Halfway into downward dog, I froze in an awkward lunge-meets-‘80s-aerobics position and stared at the bright and boisterous face of a dolphin. In a state of complete calm, we lingered on each other’s eyes. Willow, my yoga among the dolphins instructor, looked up with a half-smile and said, “dolphins dig yoga,” as I relished in my only-in-Vegas moment.

Once a gambling-centric empire beckoning high rollers from around the globe, Vegas is undergoing a personality evolution at the intersection of lifestyle and luxury. While “whales”—a gambling term for big spenders—still go to make a splash, the tides are shifting from roulette to relaxation, slots to shows, and craps to culture (and in case you pine for roll-the-dice Vegas, that’s all still there, too).

This lifestyle revolution has made me a Vegas enthusiast; a position I proudly have curated outside the casino in a jackpot mingling romance, spa, bachelorette party, and food-focused visits over the past few years. A recent jaunt, in late 2013, saw my husband and me on a jet, bound for this non-gaming version of Vegas. First stop: a trip down Vegas’ neon-lit memory lane.

Open to the public in October 2012, the Neon Museum is, quite literally, an electric boneyard humming a ballad to days gone by. Housing iconic neon artifacts such as Binion’s Horseshoe—the first casino to put a seat in front of the slot—to the Stardust Resort and Casino sign, which grew taller and taller with starbursts in an effort not to be outdone, the open-air museum offers a cultural and colorful lens into Sin City’s transformation. If you’re into vintage, it’s an all-aces experience.

 

Neon Museum

Precisely at check-in o’clock, our museum tour came to and end and we hightailed it to the object of my hotel desire: the Mandarin Oriental, Las Vegas. A major Mandarin fan since I visited the spa on a girls trip, I told my husband two nights at the non-gaming retreat were non-negotiable. The minute he reached the 23rd-floor Sky Lobby, he was all in.
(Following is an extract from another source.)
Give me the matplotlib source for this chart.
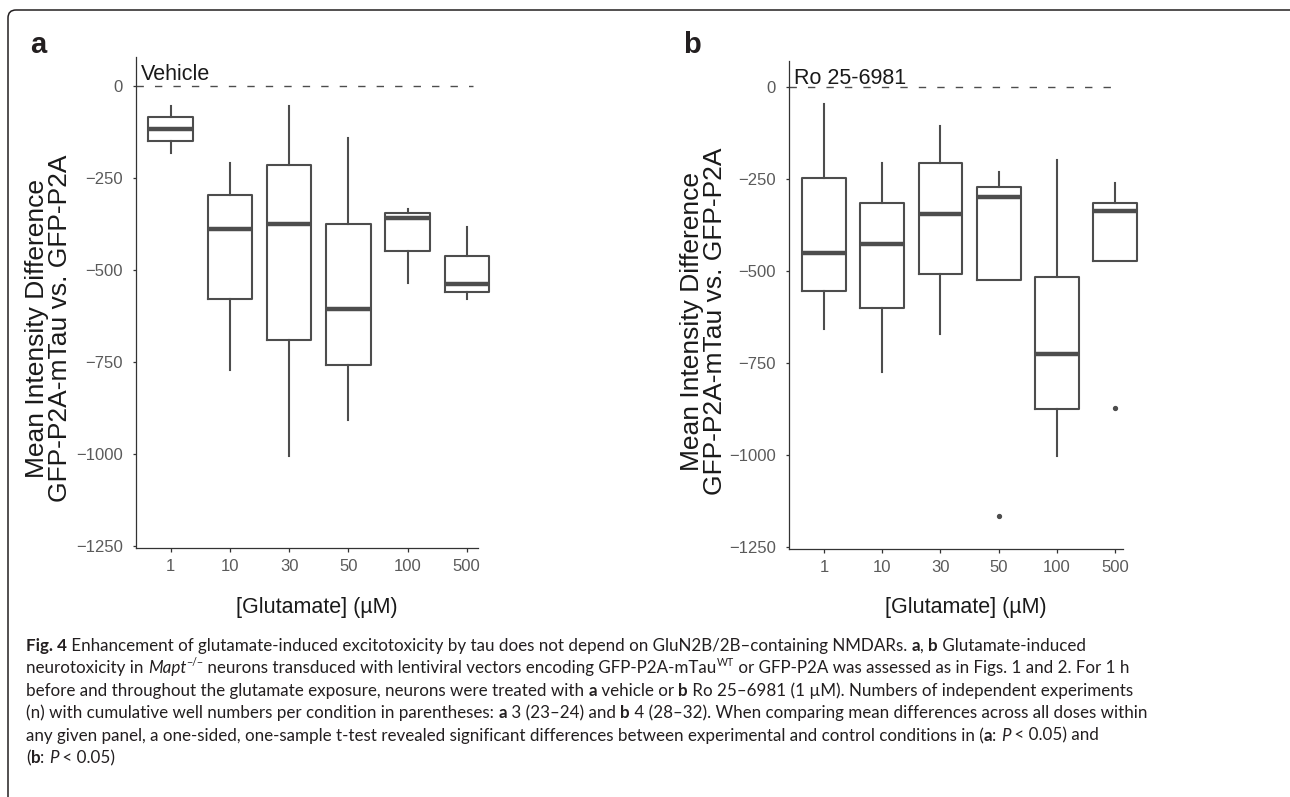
import matplotlib
matplotlib.use("Agg")
import matplotlib.pyplot as plt
from matplotlib.patches import FancyBboxPatch
from matplotlib.transforms import IdentityTransform

# doses on the x axis
doses = ['1', '10', '30', '50', '100', '500']

# panel a: vehicle (box stats)
veh_whislo = [-181, -773, -1007, -909, -537, -580]
veh_q1 = [-150, -580, -691, -758, -449, -560]
veh_med = [-117, -388, -374, -607, -358, -539]
veh_q3 = [-85, -297, -214, -375, -345, -462]
veh_whishi = [-54, -208, -54, -141, -334, -384]
veh_fliers = [[], [], [], [], [], []]

# panel b: Ro 25-6981
ro_whislo = [-658, -775, -672, -525, -1002, -473]
ro_q1 = [-554, -601, -508, -525, -874, -473]
ro_med = [-451, -428, -346, -299, -726, -337]
ro_q3 = [-249, -317, -206, -273, -516, -315]
ro_whishi = [-48, -207, -107, -231, -199, -262]
ro_fliers = [[], [], [], [-1165], [], [-871]]

yticks = [0, -250, -500, -750, -1000, -1250]

W, H = 1290, 797
fig = plt.figure(figsize=(W / 100, H / 100), dpi=100)
plt.rcParams['font.family'] = ['Liberation Sans', 'DejaVu Sans']

box_col = '#4d4d4d'
tick_col = '#5a5a5a'


def make_stats(lo, q1, med, q3, hi, fl):
    out = []
    for i in range(len(med)):
        out.append(dict(whislo=lo[i], q1=q1[i], med=med[i], q3=q3[i],
                        whishi=hi[i], fliers=fl[i]))
    return out


def panel(px_box, stats, xlim, ylim, title, lab_x, lab_y):
    l, t, r, b = px_box
    ax = fig.add_axes([l / W, (H - b) / H, (r - l) / W, (b - t) / H])
    ax.axhline(0, xmax=0.985, color=box_col, lw=1.0, dashes=(5.3, 8))
    parts = ax.bxp(stats, positions=range(1, 7), widths=0.75, showcaps=False,
                   patch_artist=False,
                   boxprops=dict(color=box_col, lw=1.5),
                   whiskerprops=dict(color=box_col, lw=1.5),
                   medianprops=dict(color=box_col, lw=3.2, solid_capstyle='butt'),
                   flierprops=dict(marker='o', markersize=2.8, markerfacecolor=box_col,
                                   markeredgecolor=box_col))
    # last box pokes out past the end of the x axis, as in the original
    for key in parts:
        for art in parts[key]:
            art.set_clip_on(False)
    ax.set_xlim(*xlim)
    ax.set_ylim(*ylim)
    ax.set_xticks(range(1, 7))
    ax.set_xticklabels(doses)
    ax.set_yticks(yticks)
    ax.set_yticklabels([('\u2212' + str(-v)) if v < 0 else str(v) for v in yticks])
    for s in ['top', 'right']:
        ax.spines[s].set_visible(False)
    for s in ['left', 'bottom']:
        ax.spines[s].set_color('#333333')
        ax.spines[s].set_linewidth(0.9)
    ax.tick_params(axis='y', length=2.5, width=0.9, color='#333333', pad=7,
                   labelsize=12, labelcolor=tick_col)
    ax.tick_params(axis='x', length=3, width=0.9, color='#333333', pad=5,
                   labelsize=12, labelcolor=tick_col)
    ax.text(0.015, 0.953, title, transform=ax.transAxes, fontsize=15.5,
            color='#1a1a1a', ha='left', va='baseline')
    ax.set_ylabel('Mean Intensity Difference\nGFP-P2A-mTau vs. GFP-P2A',
                  fontsize=19, color='#1a1a1a', linespacing=0.95)
    ax.yaxis.set_label_coords(lab_x, lab_y)
    ax.set_xlabel('[Glutamate] (\u00b5M)', fontsize=15.5, color='#1a1a1a')
    ax.xaxis.label.set_verticalalignment('baseline')
    ax.xaxis.set_label_coords(0.53, -0.131)
    return ax


ax1 = panel((136, 57, 478, 548.3),
            make_stats(veh_whislo, veh_q1, veh_med, veh_q3, veh_whishi, veh_fliers),
            (0.414, 6.19), (-1257.5, 79), 'Vehicle', -0.186, 0.448)
ax2 = panel((789, 60.7, 1123.3, 549.3),
            make_stats(ro_whislo, ro_q1, ro_med, ro_q3, ro_whishi, ro_fliers),
            (0.399, 6.14), (-1256, 70.6), 'Ro 25-6981', -0.184, 0.467)

# panel letters
fig.text(30 / W, (H - 53) / H, 'a', fontsize=21, fontweight='bold', color='#231f20',
         va='baseline', ha='left')
fig.text(683 / W, (H - 53) / H, 'b', fontsize=21, fontweight='bold', color='#231f20',
         va='baseline', ha='left')

# rounded frame around the figure (right and bottom run off the image)
frame = FancyBboxPatch((8, -30), 1300, H - 10 + 30,
                       boxstyle='round,pad=0,rounding_size=8',
                       transform=IdentityTransform(), fill=False,
                       edgecolor='#231f20', lw=1.1)
fig.patches.append(frame)

# caption
cap_font = ['Lato', 'DejaVu Sans']
caption = [
    [('Fig. 4', 'b'), (' Enhancement of glutamate-induced excitotoxicity by tau does not depend on GluN2B/2B\u2013containing NMDARs. ', 'r'),
     ('a', 'b'), (', ', 'r'), ('b', 'b'), (' Glutamate-induced', 'r')],
    [('neurotoxicity in ', 'r'), ('Mapt', 'i'), ('\u2212/\u2212', 'sup'),
     (' neurons transduced with lentiviral vectors encoding GFP-P2A-mTau', 'r'), ('WT', 'sup'),
     (' or GFP-P2A was assessed as in Figs. 1 and 2. For 1 h', 'r')],
    [('before and throughout the glutamate exposure, neurons were treated with ', 'r'), ('a', 'b'),
     (' vehicle or ', 'r'), ('b', 'b'), (' Ro 25\u20136981 (1 \u00b5M). Numbers of independent experiments', 'r')],
    [('(n) with cumulative well numbers per condition in parentheses: ', 'r'), ('a', 'b'),
     (' 3 (23\u201324) and ', 'r'), ('b', 'b'),
     (' 4 (28\u201332). When comparing mean differences across all doses within', 'r')],
    [('any given panel, a one-sided, one-sample t-test revealed significant differences between experimental and control conditions in (', 'r'),
     ('a', 'b'), (': ', 'r'), ('P', 'i'), (' < 0.05) and', 'r')],
    [('(', 'r'), ('b', 'b'), (': ', 'r'), ('P', 'i'), (' < 0.05)', 'r')],
]

renderer = fig.canvas.get_renderer()


def style_kw(style, size):
    kw = dict(family=cap_font, fontsize=size, color='#231f20')
    if style == 'b':
        kw['fontweight'] = 'bold'
    elif style == 'i':
        kw['fontstyle'] = 'italic'
    elif style == 'sup':
        kw['fontsize'] = size * 0.62
    return kw


def seg_width(s, kw):
    t = fig.text(0, 0, 'x' + s + 'x', **kw)
    w1 = t.get_window_extent(renderer).width
    t.remove()
    t = fig.text(0, 0, 'xx', **kw)
    w0 = t.get_window_extent(renderer).width
    t.remove()
    return w1 - w0


# fit caption font size to the width of the first line
base = 12
w_line1 = sum(seg_width(s, style_kw(st, base)) for s, st in caption[0])
cap_size = base * 1061 / w_line1

for i, parts in enumerate(caption):
    x = 26
    y = 651 + 22.4 * i
    for s, st in parts:
        kw = style_kw(st, cap_size)
        dy = cap_size * 0.45 * 100 / 72 if st == 'sup' else 0
        fig.text(x / W, (H - y + dy) / H, s, va='baseline', ha='left', **kw)
        x += seg_width(s, kw)

fig.savefig('out.png', dpi=100)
Seeking an in-the-middle-of-it-all spot steeped in calm, we relaxed every time we stepped inside. In a nod to Vegas’ lifestyle visitor, rooms beg you to stay awhile with touches such as vases of fresh-cut flowers, a walk-in closet, and bath towels as thick as fur pelts. And don’t even get me started on the included exercise classes, complimentary in-style transfers in a Mercedes S550, or the zen pool scene with lounge chairs padded with mattress-thick cushions (pictured at the top).

Viewfinder Tip: Make restaurant and show ticket reservations immediately after you book your trip. On busy weekends, the best seats in the house(s) fill up quickly.

As lovers of the high-roller life minus the dice and dealers, we spent our evenings indulging in fine fare, and awestruck by Cirque du Soleil’s feats of acrobatic nirvana. Along with shows, spas, and shopping, Vegas’ fine dining scene has grown 100-fold during the lifestyle revolution, luring chefs like Costas Spiliadis, Julian Serrano, and Jean Georges Vongerichten. Having dined at all these namesake restaurants and many more, one of my most memorable meals was at Jean Georges Steakhouse in the ARIA Resort & Casino at CityCenter.

Under the canopy of a cowhide chandelier and the shadow of a 750-label wine wall, we started with cocktails and browsed the photo-forward iPad menu as if it was Bon Appetit Magazine. To ensure a personal touch, servers take your order. Once we learned ours was well-trained in the art of suggestion, we consulted him on what wine pairings should go with my slowly cooked salmon with truffle potato puree and my husband’s Australian Wagyu beef—the only region with a cut tender enough for Executive Chef Robert Moore’s open-flame grill. Three hours and multiple courses later, we realized we had very little time to get to O, our Cirque show, concluding that an evening with Jean Georges and his beef is an event unto itself.

Taking a quick self-timer photo before going into Jean Georges Steakhouse

Running on adrenalin, protein, and wine, we felt it would be almost offensive to Vegas’ late-night lights to turn in. In the mood for chic finish to an outstanding evening (where else in the world can you eat in a celebrity chef’s restaurant and attend a circus with aqua-bats?), we stopped by Restaurant Guy Savoy’s swish Cognac Lounge for a tipple.

Then, serendipity unfolded. Settling into the slate-colored couch opposite the intimate bar, I looked up and noticed the world-renowned, three-star Michelin Chef sitting three feet away. The writer and foodie in me wanted to waltz up and say, “bonjour,” but something told me to keep cool and follow his lead in a discreet I’ll-have-what-he’s-having type of way.

For the sake of a storied tale, I’d love to tell you I consumed cognac with Guy Savoy until 7 a.m. the next morning. Although anything is possible in Vegas, this was only our first night out, so we left a few chips on the table for future fortunes.

Where are your Vegas must-dos outside the casino?